Hong Kong Chief Executive-elect Leung Chun-ying appointed the former commissioner of the city’s anti-corruption body to head his office.

Fanny Law, who was also previously the city’s secretary for education and manpower, will be “responsible for the overall supervision of the office and liaison with political groups and different sectors of the community,” the government said in a statement. She will head the office until June 30, it said.

Leung, a former property surveyor who will begin his five-year term on July 1, has pledged to narrow the city’s income gap and preserve the city’s freedom. He also needs to polish the government’s tarnished image as the anti-corruption bureau conducts investigations into Rafael Hui Si-yan, a former No. 2 official, and Donald Tsang, the current chief executive.

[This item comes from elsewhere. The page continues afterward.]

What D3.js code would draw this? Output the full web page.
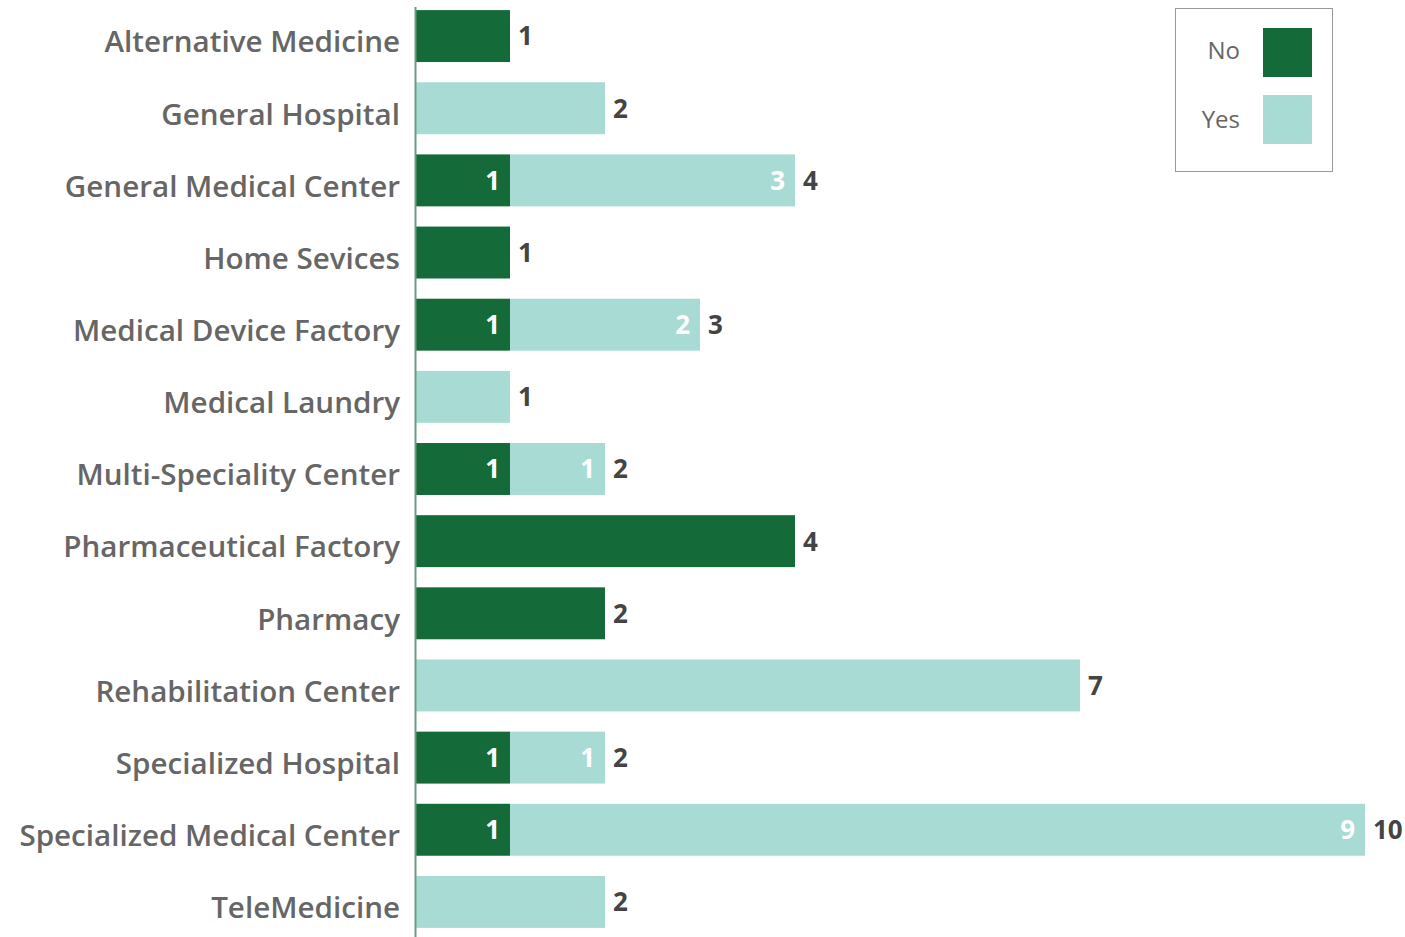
<!DOCTYPE html>
<html>
<head>
<meta charset="utf-8">
<script src="https://cdn.jsdelivr.net/npm/d3@7"></script>
<style>
  body { margin: 0; background: #fff; }
  text { font-family: "Open Sans", sans-serif; }
</style>
</head>
<body>
<script>
const width = 1405;
const height = 937;

const categories = [
  "Alternative Medicine",
  "General Hospital",
  "General Medical Center",
  "Home Sevices",
  "Medical Device Factory",
  "Medical Laundry",
  "Multi-Speciality Center",
  "Pharmaceutical Factory",
  "Pharmacy",
  "Rehabilitation Center",
  "Specialized Hospital",
  "Specialized Medical Center",
  "TeleMedicine",
];
const noValues = [1, 0, 1, 1, 1, 0, 1, 4, 2, 0, 1, 1, 0];
const yesValues = [0, 2, 3, 0, 2, 1, 1, 0, 0, 7, 1, 9, 2];
const seriesNames = ["No", "Yes"];
const colors = ["#146b39", "#a8dbd4"];

const rows = categories.map((c, i) => ({ cat: c, No: noValues[i], Yes: yesValues[i] }));
const stacked = d3.stack().keys(seriesNames)(rows);

const svg = d3
  .select("body")
  .append("svg")
  .attr("width", width)
  .attr("height", height);

const x = d3.scaleLinear().domain([0, 10]).range([415, 1365]);
const y = d3
  .scaleBand()
  .domain(categories)
  .range([0, 938])
  .paddingInner(0.28)
  .paddingOuter(0.14);

// bars
stacked.forEach((layer, k) => {
  svg
    .append("g")
    .selectAll("rect")
    .data(layer)
    .enter()
    .append("rect")
    .attr("x", (d) => x(d[0]))
    .attr("y", (d) => y(d.data.cat))
    .attr("width", (d) => x(d[1]) - x(d[0]))
    .attr("height", y.bandwidth())
    .attr("fill", colors[k]);
});

// inner labels, only when a bar has both parts
stacked.forEach((layer) => {
  svg
    .append("g")
    .selectAll("text")
    .data(layer.filter((d) => d.data.No > 0 && d.data.Yes > 0))
    .enter()
    .append("text")
    .attr("x", (d) => x(d[1]) - 10)
    .attr("y", (d) => y(d.data.cat) + y.bandwidth() / 2)
    .attr("dy", "0.36em")
    .attr("text-anchor", "end")
    .attr("fill", "#fff")
    .attr("font-size", 26)
    .attr("font-weight", "bold")
    .text((d) => d[1] - d[0]);
});

// totals
svg
  .append("g")
  .selectAll("text")
  .data(rows)
  .enter()
  .append("text")
  .attr("x", (d) => x(d.No + d.Yes) + 8)
  .attr("y", (d) => y(d.cat) + y.bandwidth() / 2)
  .attr("dy", "0.36em")
  .attr("fill", "#444")
  .attr("font-size", 26)
  .attr("font-weight", "bold")
  .text((d) => d.No + d.Yes);

// category axis
const yAxis = svg
  .append("g")
  .attr("transform", "translate(415,0)")
  .call(d3.axisLeft(y).tickSize(0).tickPadding(15));
yAxis.select(".domain").attr("d", "M0.5,7V937").attr("stroke", "#6f9c80").attr("stroke-width", 2);
yAxis
  .selectAll(".tick text")
  .attr("font-size", 29.6)
  .attr("font-weight", 600)
  .attr("fill", "#666")
  .attr("font-family", "'Open Sans', sans-serif")
  .attr("dy", "0.55em");

// legend
const legend = svg.append("g").attr("id", "legend");
legend
  .append("rect")
  .attr("x", 1175.5)
  .attr("y", 8.5)
  .attr("width", 157)
  .attr("height", 163)
  .attr("fill", "#fff")
  .attr("stroke", "#999");
seriesNames.forEach((s, i) => {
  legend
    .append("rect")
    .attr("x", 1263)
    .attr("y", 28 + i * 67)
    .attr("width", 49)
    .attr("height", 49)
    .attr("fill", colors[i]);
  legend
    .append("text")
    .attr("x", 1240)
    .attr("y", 50 + i * 69)
    .attr("dy", "0.36em")
    .attr("text-anchor", "end")
    .attr("font-size", 24)
    .attr("fill", "#666")
    .text(s);
});
</script>
</body>
</html>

Law entered government employment in 1975 and was permanent secretary for education and manpower from 2002 to 2006. She was appointed the commissioner of the Independent Commission Against Corruption in October, 2006, and resigned in June, 2007, after an inquiry found she interfered with academic freedom in her previous position.

The commission of inquiry was set up to investigate the allegation that from 2002 to 2005, Law requested Paul Morris, resident of the Hong Kong Institute of Education, to fire four academics after they published stories in local media criticizing Hong Kong’s education policy. Law denied the allegation.